Governor Godwin Emefiele told senior bankers that he would tolerate the naira weakening in the window, which started today, according to a person who attended meetings with the policy maker over the past two weeks. While that may cause the currency to depreciate to its black-market level, the central bank probably won't devalue the interbank exchange rate, the person said, declining to be identified because he wasn't authorized to speak publicly.

Isaac Okorafor, a spokesman for the central bank, didn't answer calls to his mobile or immediately respond to a text message.

Nigeria has suffered from a dearth of foreign exchange after the price of oil, its main source of revenue, collapsed from 2014. While crude prices have since risen, some investors say the central bank's capital controls and attempts to stop the naira from weakening are exacerbating the crisis. The nation's economy contracted last year for the first time since 1991.

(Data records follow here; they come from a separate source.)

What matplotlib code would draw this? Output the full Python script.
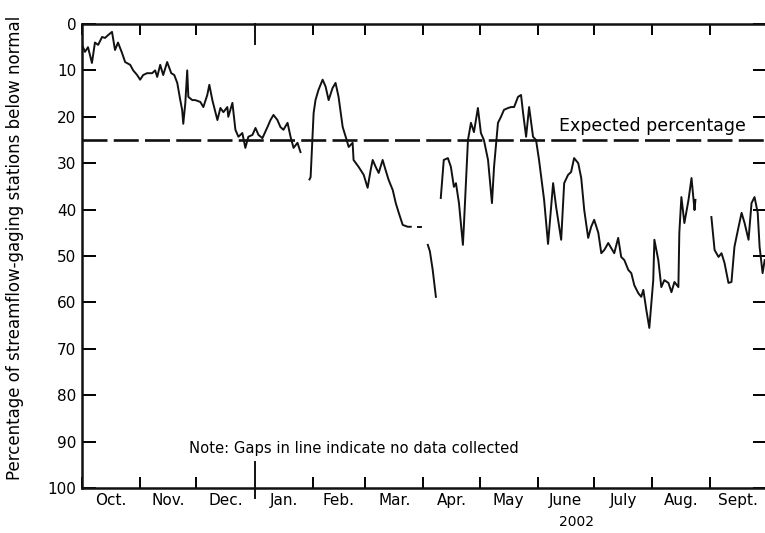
import numpy as np
import pandas as pd
import matplotlib
matplotlib.use("Agg")
import matplotlib.pyplot as plt

plt.rcParams['font.family'] = ['DejaVu Sans']
plt.rcParams['lines.scale_dashes'] = False

# Water year 2002, x = days since Oct. 1, 2001
# Each segment is a run of days with data; gaps between them = no data collected
seg1_days = [0, 1.6, 3.2, 5.3, 6.9, 8.6, 10.7, 12.3, 13.9, 16, 17.6, 19.2, 21.4, 23, 25.7,
             27.3, 29.4, 31, 32.6, 34.7, 37.4, 39, 40.1, 41.7, 43.3, 45.4, 47.6, 49.2, 50.8,
             52.4, 53.4, 54, 55.1, 56.1, 56.7, 58.8, 60.4, 63.1, 64.7, 66.8, 67.9, 69.5, 72.2,
             73.8, 75.4, 77.5, 78, 80.2, 81.8, 83.4, 85.5, 87.1, 88.7, 90.9, 92.5, 94.1, 96.2,
             98.9, 100.5, 102.1, 104.2, 105.8, 107.4, 109.6, 111.2, 112.8, 114.9, 116.5]
seg1_pct = [4.5, 6, 5, 8.4, 4, 4.5, 2.8, 3, 2.4, 1.7, 5.6, 4, 6.3, 8.2, 8.8,
            10, 11, 12, 11, 10.6, 10.6, 10, 11.4, 8.8, 11, 8.2, 10.6, 11, 12.7,
            16.4, 18.5, 21.5, 17, 10, 15.7, 16.4, 16.4, 16.8, 17.9, 15.3, 13.1, 16.4, 20.7,
            18.1, 19, 17.9, 20, 17, 22.8, 24.3, 23.5, 26.7, 24.3, 23.9, 22.4, 23.9, 24.6,
            22.2, 20.7, 19.6, 20.7, 22.2, 22.8, 21.3, 24.3, 26.7, 25.6, 27.6]

seg2_days = [121.3, 121.9, 123.5, 124.5, 126.1, 128.3, 129.9, 131.5, 133.6, 135.2, 136.8,
             139, 140.6, 142.2, 144.3, 144.8, 147.5, 150.2, 152.3, 153.9, 155, 156.6, 158.2,
             160.3, 161.9, 163.5, 165.7, 167.3, 168.9, 171, 173.7, 175.3]
seg2_pct = [33.5, 33, 19.2, 16.4, 14.2, 12, 13.5, 16.4, 13.8, 12.7, 15.7,
            22.2, 24.3, 26.5, 25.6, 29.3, 30.8, 32.5, 35.3, 31.5, 29.3, 30.8, 32.1,
            29.3, 31.5, 33.6, 35.8, 38.6, 40.7, 43.3, 43.7, 43.7]

seg3_days = [179, 180.6]
seg3_pct = [43.7, 43.7]

seg4_days = [184.4, 185.5, 187, 188.7]
seg4_pct = [47.6, 49, 53, 58.8]

seg5_days = [191.3, 192.9, 195.1, 196.7, 198.3, 199.4, 201, 203.1, 203.6, 205.8, 207.4, 209,
             211.1, 212.7, 214.3, 216.5, 218.6, 219.7, 221.8, 223.4, 225, 227.2, 228.8, 230.4,
             232.5, 234.1, 235.2, 236.8, 238.4, 240.5, 242.1, 243.7, 246.4, 248.5, 251.2, 252.8,
             255.5, 257.1, 259.2, 260.8, 262.4, 264.6, 266.2, 267.8, 269.9, 271.5, 273.1, 275.3,
             276.9, 278.5, 280.6, 282.2, 283.8, 285.9, 287.5, 289.2, 291.3, 292.9, 294.5, 296.6,
             298.2, 299.3, 300.9, 302.5, 304.6, 305.2, 307.3, 308.9, 310.5, 312.7, 314.3, 315.9,
             318, 318.5, 319.6, 321.2, 323.4, 325, 326.6, 327.1]
seg5_pct = [37.5, 29.3, 28.9, 30.8, 35.1, 34.3, 38.6, 47.6, 43.7, 25, 21.3, 23.3,
            18.1, 23.5, 25, 29.3, 38.6, 30.8, 21.3, 20, 18.5, 18.1, 17.9, 17.9,
            15.7, 15.3, 19.2, 24.3, 17.9, 24.3, 25, 29.3, 37.9, 47.4, 34.3, 39.4,
            46.5, 34.3, 32.5, 31.9, 28.9, 30, 33.2, 40.1, 46.1, 43.7, 42.2, 45,
            49.4, 48.7, 47.2, 48.3, 49.4, 46.1, 50.2, 50.9, 53, 53.7, 56.3, 58,
            58.8, 57.3, 61.6, 65.5, 55.2, 46.5, 50.9, 56.7, 55.2, 55.8, 57.8, 55.6,
            56.7, 45, 37.3, 42.9, 37.9, 33.2, 40.1, 37.9]

seg6_days = [335.6, 337.3, 339.4, 341, 342.6, 344.7, 346.3, 347.9, 350.1, 351.7, 353.3,
             355.4, 357, 358.6, 360.3, 361.3, 362.9, 364]
seg6_pct = [41.6, 48.7, 50.2, 49.4, 51.5, 55.8, 55.6, 48, 43.7, 40.7, 42.9,
            46.5, 38.6, 37.3, 40.7, 48, 53.7, 50.9]

segments = [(seg1_days, seg1_pct), (seg2_days, seg2_pct), (seg3_days, seg3_pct),
            (seg4_days, seg4_pct), (seg5_days, seg5_pct), (seg6_days, seg6_pct)]

expected_pct = 25
month_names = ['Oct.', 'Nov.', 'Dec.', 'Jan.', 'Feb.', 'Mar.', 'Apr.', 'May', 'June',
               'July', 'Aug.', 'Sept.']

start = pd.Timestamp('2001-10-01')
month_starts = (pd.date_range('2001-10-01', '2002-10-01', freq='MS') - start).days.values
month_mids = (month_starts[:-1] + month_starts[1:]) / 2
jan_day = month_starts[3]

fig = plt.figure(figsize=(7.65, 5.33), dpi=100)
ax = fig.add_axes([82 / 765, 45 / 533, 683 / 765 + 0.002, 464 / 533])

for d, p in segments:
    ax.plot(d, p, color='#111111', lw=1.4, solid_joinstyle='round')

ax.axhline(expected_pct, color='#111111', lw=1.9, dashes=(18, 4.5))
ax.text(254.5, 22, 'Expected percentage', fontsize=12.5, ha='left', va='center')
ax.text(57, 91.4, 'Note: Gaps in line indicate no data collected', fontsize=10.6,
        ha='left', va='center')

ax.set_xlim(0, 365)
ax.set_ylim(100, 0)
ax.set_yticks(np.arange(0, 101, 10))
ax.set_xticks([m for m in month_starts if m != jan_day])
ax.set_xticklabels([])
ax.tick_params(axis='x', which='major', direction='in', length=8, width=1.4,
               top=True, bottom=True)
ax.tick_params(axis='y', direction='in', length=10, width=1.4, left=True, right=True,
               labelsize=11, pad=4)

# longer tick marking the start of calendar year 2002
ax.axvline(jan_day, ymin=-0.022, ymax=0.055, color='#111111', lw=1.4, clip_on=False)
ax.axvline(jan_day, ymin=1 - 0.043, ymax=1, color='#111111', lw=1.4, clip_on=False)

xtrans = ax.get_xaxis_transform()
for mid, name in zip(month_mids, month_names):
    ax.text(mid, -0.028, name, transform=xtrans, ha='center', va='center', fontsize=11)
ax.text(263.5, -0.073, '2002', transform=xtrans, ha='center', va='center', fontsize=10)

ax.set_ylabel('Percentage of streamflow-gaging stations below normal', fontsize=12)
ax.yaxis.set_label_coords(-0.084, 0.517)

for side in ['left', 'bottom', 'top', 'right']:
    ax.spines[side].set_linewidth(1.8)
    ax.spines[side].set_color('#111111')

fig.savefig('out.png', dpi=100)
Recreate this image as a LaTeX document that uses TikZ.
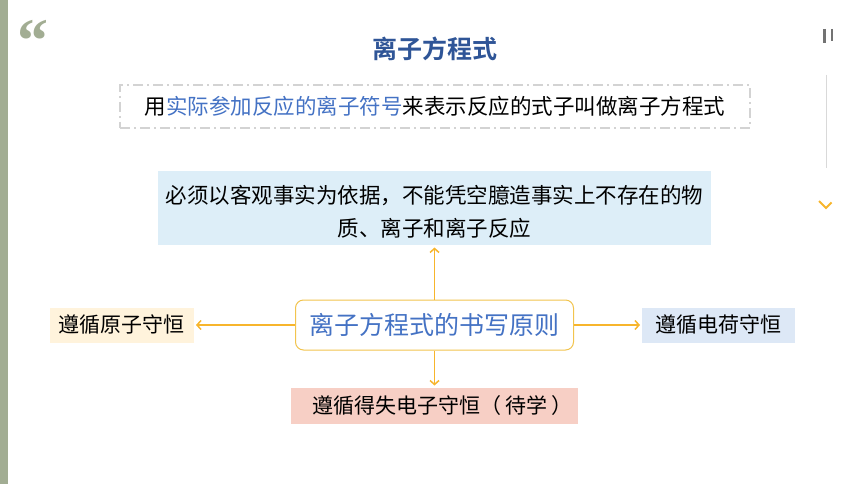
\documentclass[tikz,border=0pt]{standalone}
\usepackage{fontspec}
\setmainfont{Noto Sans CJK SC}[BoldFont={Noto Sans CJK SC Bold}]
\newfontfamily\quotefont{Liberation Serif}
\usetikzlibrary{positioning,arrows.meta}
\definecolor{barcol}{HTML}{A2AD93}
\definecolor{titleblue}{HTML}{2F5597}
\definecolor{textblue}{HTML}{4472C4}
\definecolor{dashgray}{HTML}{D3D3D3}
\definecolor{factfill}{HTML}{DDEEF8}
\definecolor{atomfill}{HTML}{FFF3DC}
\definecolor{chargefill}{HTML}{DDE8F6}
\definecolor{elecfill}{HTML}{F7CFC5}
\definecolor{ruleline}{HTML}{F2C44E}
\definecolor{arrowgold}{HTML}{F7B52C}
\begin{document}
\begin{tikzpicture}[x=1pt,y=-1pt,shorten >=2pt,
	box/.style={inner sep=0pt,font=\fontsize{21}{25}\selectfont},
	rulebox/.style={draw=ruleline,line width=1pt,rounded corners=8pt,fill=white,
		minimum width=278pt,minimum height=50pt,text=textblue,
		font=\fontsize{25}{28}\selectfont}]
		\useasboundingbox (0,0) rectangle (860,484);
		\fill[barcol] (0,0) rectangle (8,484);
		\node[text=barcol,font=\quotefont\bfseries\fontsize{62}{62}\selectfont] (quote) at (33,41) {\textquotedblleft};
		\node[text=titleblue,font=\bfseries\fontsize{25}{28}\selectfont] (title) at (435,49) {离子方程式};
		\node[box,draw=dashgray,line width=1.3pt,dash pattern=on 10pt off 4pt on 2pt off 4pt,
		minimum width=630pt,minimum height=43pt,font=\fontsize{21.5}{25}\selectfont] (def) at (435,106.5)
		{用\textcolor{textblue}{实际参加反应的离子符号}来表示反应的式子叫做离子方程式};
		\node[rulebox] (rule) at (434.5,325) {离子方程式的书写原则};
		\node[box,fill=factfill,minimum width=553pt,minimum height=74pt,align=center,
		font=\fontsize{21.5}{33}\selectfont] (fact) [above=54pt of rule]
		{\rule{0pt}{26pt}必须以客观事实为依据，不能凭空臆造事实上不存在的物\\质、离子和离子反应};
		\node[box,fill=atomfill,minimum width=144pt,minimum height=35pt] (atom) [left=101pt of rule] {遵循原子守恒};
		\node[box,fill=chargefill,minimum width=153pt,minimum height=35pt] (charge) [right=68pt of rule] {遵循电荷守恒};
		\node[box,fill=elecfill,minimum width=287pt,minimum height=36pt] (elec) [below=37pt of rule]
		{\hspace{16pt}遵循得失电子守恒（\hspace{4pt}待学\hspace{4pt}）};
		\path[-{Straight Barb[length=4pt,width=9pt]},draw=arrowgold,line width=1.5pt] 
		(rule) edge (fact)
		edge (atom)
		edge (charge)
		edge (elec);
		% side controls
		\draw[gray!90!black,line width=2.5pt] (824.5,29) -- (824.5,43) (832,29) -- (832,43);
		\draw[gray!30,line width=1pt] (826,75) -- (826,170);
		\draw[arrowgold,line width=2pt] (819,201) -- (826,208) -- (833,201);
		\end{tikzpicture}
\end{document}
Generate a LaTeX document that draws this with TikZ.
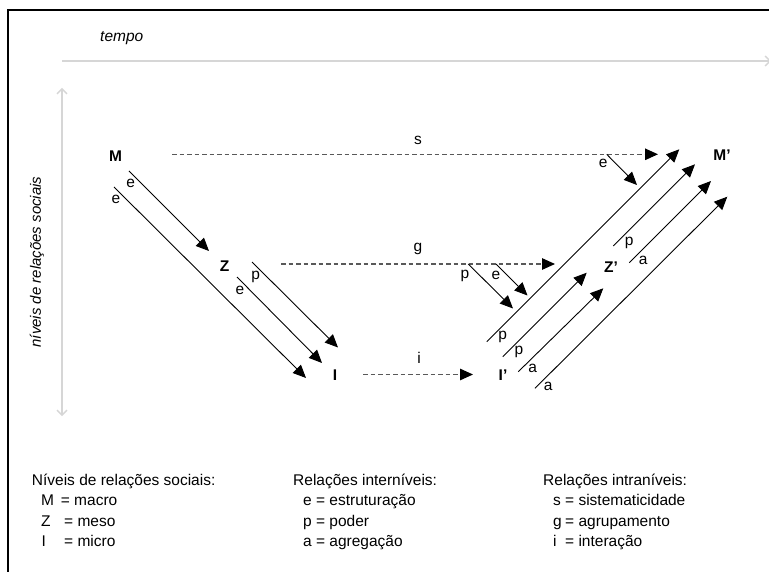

The naira has traded at around 315 per dollar on the interbank, or spot, market since August. The black-market rate plummeted to a record 520 against the greenback in February, but recovered to 390 after the central bank sold $3 billion to $4 billion on the forward and spot markets.

Three-month non-deliverable forward contracts on the naira rose 0.9 percent to 355 per dollar at 4:14 p.m. in Lagos, the highest on a closing basis since March 6, suggesting traders see the currency weakening about 11 percent in that period. Six-month contracts rose 0.7 percent to 374.5.

Nigeria's banking sector stock index rose 3 percent, the most since Jan. 9, with lenders' earnings expected to be boosted by increased dollar liquidity.

FX Window

The foreign-exchange window will be for bond and stock investors as well as exporters, the central bank said in a statement late on April 21. The Abuja-based regulator said it “reserves the right to intervene.”

The FMDQ OTC Securities Exchange, the Lagos-based trading platform, will publish the rate for the window, know as Nigerian Autonomous Foreign Exchange Rate Fixing, or NAFEX, each day. The first indicative closing rate on Monday was 377.11 per dollar.